Evangelio Hoy

Sábado de la vigésima cuarta semana del tiempo ordinariosembrador

Evangelio según San Lucas 8,4-15.

Como se reunía una gran multitud y acudía a Jesús gente de todas las ciudades, él les dijo, valiéndose de una parábola:
“El sembrador salió a sembrar su semilla. Al sembrar, una parte de la semilla cayó al borde del camino, donde fue pisoteada y se la comieron los pájaros del cielo.
Otra parte cayó sobre las piedras y, al brotar, se secó por falta de humedad.
Otra cayó entre las espinas, y estas, brotando al mismo tiempo, la ahogaron.
Otra parte cayó en tierra fértil, brotó y produjo fruto al ciento por uno”. Y una vez que dijo esto, exclamó: “¡El que tenga oídos para oír, que oiga!”.
Sus discípulos le preguntaron qué significaba esta parábola,
y Jesús les dijo: “A ustedes se les ha concedido conocer los misterios del Reino de Dios; a los demás, en cambio, se les habla en parábolas, para que miren sin ver y oigan sin comprender.
La parábola quiere decir esto: La semilla es la Palabra de Dios.
Los que están al borde del camino son los que escuchan, pero luego viene el demonio y arrebata la Palabra de sus corazones, para que no crean y se salven.
Los que están sobre las piedras son los que reciben la Palabra con alegría, apenas la oyen; pero no tienen raíces: creen por un tiempo, y en el momento de la tentación se vuelven atrás.
Lo que cayó entre espinas son los que escuchan, pero con las preocupaciones, las riquezas y los placeres de la vida, se van dejando ahogar poco a poco, y no llegan a madurar.
Lo que cayó en tierra fértil son los que escuchan la Palabra con un corazón bien dispuesto, la retienen, y dan fruto gracias a su constancia.

Reflexionemos

San Buenaventura (1221-1274), franciscano, doctor de la Iglesia
Breviloquio, Prólogo, 2-5

“La semilla es la palabra de Dios”

El origen de la Escritura no se halla en la búsqueda humana, sino en la divina revelación que proviene del “Padre de las luces”, “de quien toma su nombre toda paternidad en el cielo y en la tierra” (St 1,17; Ef 3,15). Es de él que, por su Hijo Jesucristo, llega a nosotros el Espíritu Santo. Es por el Espíritu Santo que, compartiendo y distribuyendo sus dones a cada unos según su voluntad Hb 2,4), se nos da la fe y “por la fe, Cristo habita en nuestros corazones” (Ef 3,17). De este conocimiento de Jesucristo se desprende, como de su fuente, la firmeza y la comprensión de toda la santa Escritura. Es, pues, imposible entrar en el conocimiento de la Escritura sin poseer infusa, primeramente, la fe de Cristo, como la luz, la puerta y el fundamento de toda la Escritura…

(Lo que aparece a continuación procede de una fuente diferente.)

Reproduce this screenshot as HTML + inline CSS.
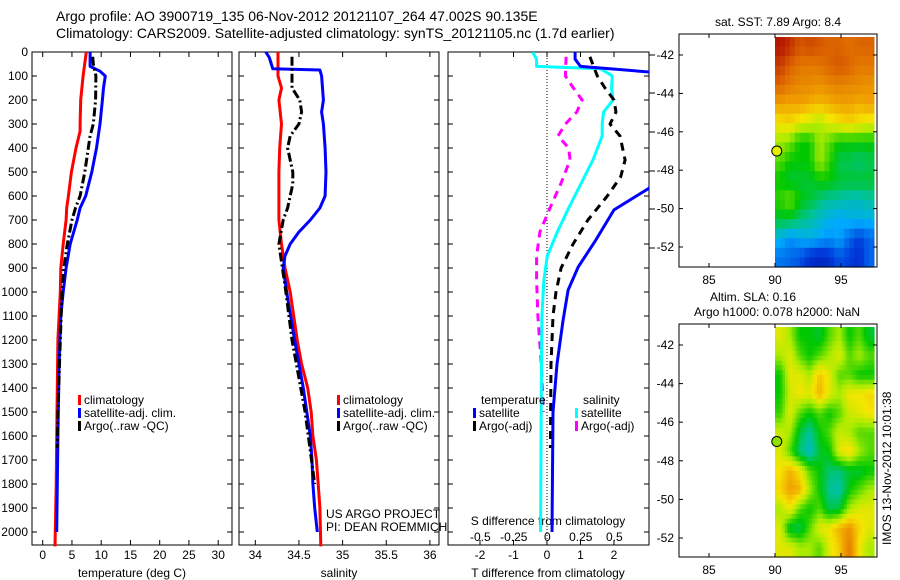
<!DOCTYPE html>
<html><head><meta charset="utf-8"><style>
body{margin:0;background:#fff;}
svg{display:block;font-family:"Liberation Sans",sans-serif;}
</style></head><body>
<svg id="c" width="900" height="580" xmlns="http://www.w3.org/2000/svg"></svg>
<script>
// ---- data ----
const depthTicks=[0,100,200,300,400,500,600,700,800,900,1000,1100,1200,1300,1400,1500,1600,1700,1800,1900,2000];
const tTicks=[0,5,10,15,20,25,30];
const sTicks=[34,34.5,35,35.5,36];
const dtTicks=[-2,-1,0,1,2];
const dsTicks=[-0.5,-0.25,0,0.25,0.5];
const dsTickLabels=['-0.5','-0.25','0','0.25','0.5'];
const tClimD=[0,100,200,300,330,400,500,600,650,700,800,900,1000,1200,1500,1800,2060];
const tClimV=[7.45,6.9,6.5,6.4,6.4,5.7,4.9,4.4,4.1,4.0,3.5,3.1,3.0,2.6,2.45,2.3,2.1];
const tSatD=[0,60,80,100,150,200,300,400,500,600,650,700,800,900,1000,1100,1300,1600,2000];
const tSatV=[8.1,8.1,9.8,10.7,10.4,10.2,9.8,9.2,8.4,7.35,6.4,5.9,4.7,4.0,3.5,3.1,2.8,2.6,2.4];
const tArgD=[20,50,100,200,300,350,400,500,600,650,700,800,900,1000,1200,1500,1650];
const tArgV=[8.55,8.65,9.1,9.05,8.65,8.1,7.8,7.2,6.4,5.6,5.0,4.2,3.6,3.3,3.0,2.6,2.5];
const sClimD=[0,100,150,200,300,400,500,600,700,800,900,1000,1100,1200,1300,1400,1500,1600,1700,1800,1900,2060];
const sClimV=[34.26,34.26,34.3,34.27,34.3,34.28,34.27,34.27,34.27,34.3,34.34,34.4,34.44,34.48,34.53,34.6,34.64,34.66,34.7,34.72,34.74,34.75];
const sSatD=[0,23,70,75,100,200,250,300,400,500,600,650,700,750,800,850,900,1000,1200,1400,1500,1600,1700,1800,1900,2000];
const sSatV=[34.12,34.16,34.2,34.74,34.76,34.78,34.76,34.78,34.8,34.81,34.8,34.74,34.63,34.5,34.4,34.34,34.32,34.36,34.45,34.55,34.59,34.63,34.65,34.66,34.68,34.71];
const sArgD=[20,150,200,250,300,350,400,450,500,550,600,650,700,800,900,1000,1200,1500,1800];
const sArgV=[34.42,34.42,34.51,34.53,34.5,34.4,34.37,34.4,34.43,34.43,34.4,34.37,34.32,34.27,34.31,34.35,34.42,34.57,34.68];
const dtSatD=[0,30,60,85,100,300,500,567,658,783,896,992,1117,1300,1500,2000];
const dtSatV=[0.84,0.84,1.0,3.2,3.5,3.6,3.3,3.05,2.0,1.46,0.93,0.63,0.48,0.3,0.18,0.15];
const dtArgD=[20,100,150,200,250,300,350,450,520,600,700,800,900,1000,1100,1300,1650];
const dtArgV=[1.28,1.5,1.73,2.0,2.06,1.88,2.18,2.33,2.2,1.8,1.22,0.78,0.42,0.27,0.18,0.12,0.1];
const dsSatD=[0,30,60,70,100,150,200,250,300,350,450,550,650,750,850,950,1100,1400,2000];
const dsSatV=[-0.11,-0.08,-0.08,0.4,0.485,0.48,0.49,0.42,0.41,0.41,0.34,0.25,0.16,0.075,0.0,-0.025,-0.04,-0.045,-0.05];
const dsArgD=[20,100,150,200,250,300,350,400,450,550,650,750,850,950,1100,1300,1500];
const dsArgV=[0.14,0.135,0.195,0.26,0.22,0.135,0.08,0.16,0.17,0.1,0.02,-0.055,-0.08,-0.08,-0.07,-0.045,-0.03];
const mapLonTicks=[85,90,95];
const mapLatTicks=[-42,-44,-46,-48,-50,-52];
const sstGrid=[
[.92,.88,.82,.84,.82,.8,.8,.78,.8,.8],
[.86,.8,.77,.76,.77,.8,.82,.8,.76,.77],
[.8,.76,.74,.74,.72,.74,.75,.74,.74,.72],
[.7,.69,.7,.68,.67,.68,.7,.7,.68,.7],
[.62,.64,.6,.58,.55,.6,.62,.64,.62,.6],
[.55,.52,.45,.45,.55,.5,.45,.45,.45,.45],
[.5,.45,.45,.45,.55,.48,.4,.4,.38,.4],
[.45,.42,.42,.42,.45,.45,.42,.42,.42,.42],
[.48,.52,.45,.42,.38,.35,.35,.33,.33,.35],
[.42,.42,.38,.35,.32,.3,.28,.3,.3,.3],
[.3,.25,.28,.3,.28,.25,.28,.2,.15,.2],
[.22,.2,.18,.12,.1,.12,.18,.15,.12,.2]];
const slaGrid=[
[.6,.55,.45,.45,.42,.5,.55,.45,.5,.42],
[.55,.6,.5,.45,.5,.55,.6,.5,.55,.5],
[.45,.6,.6,.55,.66,.6,.5,.5,.45,.45],
[.45,.58,.62,.6,.68,.6,.55,.62,.62,.64],
[.48,.6,.5,.45,.5,.45,.5,.58,.6,.62],
[.58,.55,.42,.35,.45,.5,.58,.55,.5,.5],
[.6,.5,.38,.32,.42,.45,.6,.64,.55,.5],
[.62,.68,.62,.5,.45,.38,.38,.42,.42,.45],
[.64,.7,.68,.55,.45,.36,.34,.45,.5,.55],
[.55,.62,.5,.45,.5,.4,.42,.55,.6,.6],
[.6,.42,.4,.5,.6,.62,.68,.72,.64,.6],
[.6,.6,.55,.55,.5,.6,.65,.76,.62,.55]];
const argoLon=90.135, argoLat=-47.002;

// ---- helpers ----
const NS='http://www.w3.org/2000/svg', svg=document.getElementById('c');
function E(tag,a,p){const e=document.createElementNS(NS,tag);for(const k in a)e.setAttribute(k,a[k]);(p||svg).appendChild(e);return e;}
function T(x,y,s,a,p){const e=E('text',Object.assign({x:x,y:y,'font-size':12,fill:'#000'},a||{}),p);e.textContent=s;return e;}
const Y0=52, YS=0.24, YB=545;
const yD=d=>Y0+d*YS;
const xT=v=>42.7+v*5.85;
const xS=v=>255.3+(v-34)*87.3;
const xDT=v=>547+v*33.5;
const xDS=v=>547.3+v*134;

function panel(name,x0,x1,showLabels){
  const g=E('g',{});
  
  
  E('rect',{x:x0,y:Y0,width:x1-x0,height:YB-Y0,fill:'none',stroke:'#000','stroke-width':1},g);
  depthTicks.forEach(d=>{
    E('line',{x1:x0,x2:x0+5,y1:yD(d),y2:yD(d),stroke:'#000'},g);
    E('line',{x1:x1,x2:x1-5,y1:yD(d),y2:yD(d),stroke:'#000'},g);
    if(showLabels){const t=T(x0-4,yD(d)+4,String(d),{'text-anchor':'end'},g);
      }
  });
  return g;
}
function line(g,D,V,fx,color,w,dash,name,clipId){
  const pts=D.map((d,i)=>fx(V[i]).toFixed(1)+','+yD(d).toFixed(1)).join(' ');
  const a={points:pts,fill:'none',stroke:color,'stroke-width':w,'stroke-linejoin':'round'};
  if(dash)a['stroke-dasharray']=dash;
  if(clipId)a['clip-path']='url(#'+clipId+')';
  const e=E('polyline',a,g);
  
  
}
function xticks(g,ticks,labels,fx,x0,x1,ly){
  ticks.forEach((v,i)=>{const x=fx(v);
    E('line',{x1:x,x2:x,y1:YB,y2:YB-5,stroke:'#000'},g);
    E('line',{x1:x,x2:x,y1:Y0,y2:Y0+5,stroke:'#000'},g);
    if(labels){const t=T(x,ly,labels[i],{'text-anchor':'middle'},g);
      }
  });
}
function legend(g,x,y,color,label,name){
  E('rect',{x:x,y:y-9,width:3,height:10,fill:color},g);
  const t=T(x+6,y,label,{},g);
  
}

const defs=E('defs',{});
E('rect',{x:448,y:Y0,width:201,height:YB-Y0},E('clipPath',{id:'p3clip'},defs));

let t=T(56,21,'Argo profile: AO 3900719_135 06-Nov-2012 20121107_264 47.002S 90.135E',{'font-size':14});

t=T(56,38,'Climatology: CARS2009. Satellite-adjusted climatology: synTS_20121105.nc (1.7d earlier)',{'font-size':14});


const g1=panel('temperature-panel',32,232,true);
xticks(g1,tTicks,tTicks.map(String),xT,32,232,559);
t=T(132,577,'temperature (deg C)',{'text-anchor':'middle'},g1);
line(g1,tClimD,tClimV,xT,'#f00',3,null,'temp-climatology-line');
line(g1,tSatD,tSatV,xT,'#00f',3,null,'temp-satellite-line');
line(g1,tArgD,tArgV,xT,'#000',3,'9,3,2,3','temp-argo-line');
legend(g1,78,404,'#f00','climatology','legend-climatology');
legend(g1,78,417,'#00f','satellite-adj. clim.','legend-satellite');
legend(g1,78,430,'#000','Argo(..raw -QC)','legend-argo');

const g2=panel('salinity-panel',239,439,false);
xticks(g2,sTicks,sTicks.map(String),xS,239,439,559);
t=T(339,577,'salinity',{'text-anchor':'middle'},g2);
line(g2,sClimD,sClimV,xS,'#f00',3,null,'sal-climatology-line');
line(g2,sSatD,sSatV,xS,'#00f',3,null,'sal-satellite-line');
line(g2,sArgD,sArgV,xS,'#000',3,'9,3,2,3','sal-argo-line');
legend(g2,337,404,'#f00','climatology','legend-climatology-2');
legend(g2,337,417,'#00f','satellite-adj. clim.','legend-satellite-2');
legend(g2,337,430,'#000','Argo(..raw -QC)','legend-argo-2');
t=T(326,518,'US ARGO PROJECT',{},g2);
t=T(326,531,'PI: DEAN ROEMMICH',{},g2);

const g3=panel('difference-panel',448,649,false);
E('line',{x1:xDT(0),x2:xDT(0),y1:Y0,y2:YB,stroke:'#000','stroke-dasharray':'1,2'},g3);
xticks(g3,dtTicks,dtTicks.map(String),xDT,448,649,559);
dsTicks.forEach((v,i)=>{const tt=T(xDS(v),541,dsTickLabels[i],{'text-anchor':'middle'},g3);});
t=T(548,525,'S difference from climatology',{'text-anchor':'middle'},g3);
t=T(548,577,'T difference from climatology',{'text-anchor':'middle'},g3);
line(g3,dsArgD,dsArgV,xDS,'#f0f',3,'8,6','sdiff-argo-line','p3clip');
line(g3,dsSatD,dsSatV,xDS,'#0ff',3,null,'sdiff-satellite-line','p3clip');
line(g3,dtArgD,dtArgV,xDT,'#000',3,'8,6','tdiff-argo-line','p3clip');
line(g3,dtSatD,dtSatV,xDT,'#00f',3,null,'tdiff-satellite-line','p3clip');
[55,93,132,171,209,248].forEach(y=>E('line',{x1:649,x2:655,y1:y,y2:y,stroke:'#000'},g3));
t=T(481,404,'temperature',{},g3);
t=T(583,404,'salinity',{},g3);
legend(g3,473,417,'#00f','satellite','legend-t-satellite');
legend(g3,473,430,'#000','Argo(-adj)','legend-t-argo');
legend(g3,575,417,'#0ff','satellite','legend-s-satellite');
legend(g3,575,430,'#f0f','Argo(-adj)','legend-s-argo');

// colormap matching reference palette
const cmStops=[0,.15,.28,.36,.45,.55,.62,.7,.8,.95];
const cmCols=[[0,0,140],[0,60,220],[0,170,255],[0,195,150],[0,200,0],[170,235,0],[245,230,0],[240,160,0],[220,100,0],[170,0,0]];
function cmap(v){
  if(v<=cmStops[0])return 'rgb('+cmCols[0]+')';
  for(let i=1;i<cmStops.length;i++){
    if(v<=cmStops[i]){const f=(v-cmStops[i-1])/(cmStops[i]-cmStops[i-1]);
      const c=cmCols[i-1].map((a,k)=>Math.round(a+(cmCols[i][k]-a)*f));return 'rgb('+c+')';}
  }
  return 'rgb('+cmCols[cmCols.length-1]+')';
}
function upsample(grid,f){
  const R=grid.length,C=grid[0].length,out=[];
  for(let i=0;i<R*f;i++){const row=[];
    const fi=Math.min(R-1,Math.max(0,(i+0.5)/f-0.5)),i0=Math.floor(fi),i1=Math.min(R-1,i0+1),a=fi-i0;
    for(let j=0;j<C*f;j++){
      const fj=Math.min(C-1,Math.max(0,(j+0.5)/f-0.5)),j0=Math.floor(fj),j1=Math.min(C-1,j0+1),b=fj-j0;
      row.push((1-a)*((1-b)*grid[i0][j0]+b*grid[i0][j1])+a*((1-b)*grid[i1][j0]+b*grid[i1][j1]));
    }out.push(row);}
  return out;
}
function map(name,top,bot,lat42,lat52,grid,titles,dotColor){
  const g=E('g',{});
  
  
  const xL=l=>775+(l-90)*13.2;
  const sc=(lat52-lat42)/10;
  const yL=l=>lat42+(-42-l)*sc;
  const latTop=-42-(top+3-lat42)/sc, latBot=-42-(bot-lat42)/sc;
  const rows=grid.length, cols=grid[0].length;
  const dLat=(latTop-latBot)/rows, dLon=7.5/cols;
  grid.forEach((row,i)=>row.forEach((v,j)=>{
    const x=xL(90+j*dLon), y=yL(latTop-i*dLat);
    const c=E('rect',{x:x.toFixed(1),y:y.toFixed(1),width:(dLon*13.2+0.6).toFixed(1),height:(dLat*sc+0.6).toFixed(1),fill:cmap(v)},g);
    
    
  }));
  E('rect',{x:679,y:top,width:198,height:bot-top,fill:'none',stroke:'#000'},g);
  mapLonTicks.forEach(l=>{const x=xL(l);E('line',{x1:x,x2:x,y1:bot,y2:bot-4,stroke:'#000'},g);E('line',{x1:x,x2:x,y1:top,y2:top+4,stroke:'#000'},g);
    const tt=T(x,bot+17,String(l),{'text-anchor':'middle'},g);});
  mapLatTicks.forEach(l=>{const y=yL(l);E('line',{x1:679,x2:683,y1:y,y2:y,stroke:'#000'},g);E('line',{x1:877,x2:873,y1:y,y2:y,stroke:'#000'},g);
    const tt=T(674,y+4,String(l),{'text-anchor':'end'},g);});
  const d=E('circle',{cx:xL(argoLon),cy:yL(argoLat),r:5,fill:dotColor,stroke:'#000'},g);
  
  titles.forEach(s=>{const tt=T(s[1],s[2],s[0],{'text-anchor':'middle'},g);});
}
map('sst-map',34,267,55,247,upsample(sstGrid,2),[['sat. SST: 7.89 Argo: 8.4',778,26]],'#e0f000');
map('sla-map',324,557,345,538,upsample(slaGrid,4),[['Altim. SLA: 0.16',753,301],['Argo h1000: 0.078 h2000: NaN',777,316]],'#90e000');
t=T(0,0,'IMOS 13-Nov-2012 10:01:38',{transform:'translate(891,545) rotate(-90)'});

</script>
</body></html>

La finalidad o el fruto de la santa Escritura no es cualquier cosa, sino la plena felicidad eterna. Porque en la Escritura están “las palabras de vida eterna” (Jn 6,68); está, pues, escrita, no sólo para que creamos, sino también para que poseamos la vida eterna en la cual veremos, amaremos y nuestros deseos se verán eternamente colmados. Es entonces que nuestros deseos se verán plenamente satisfechos, conoceremos verdaderamente “el amor que sobrepasa todo conocimiento” y así llegaremos a “la Plenitud total de Dios” (Ef 3,19). La divina Escritura se esfuerza en introducirnos a esta plenitud; y es, pues, en vistas a este fin, con esta intención que la santa Escritura debe ser estudiada, enseñada y comprendida.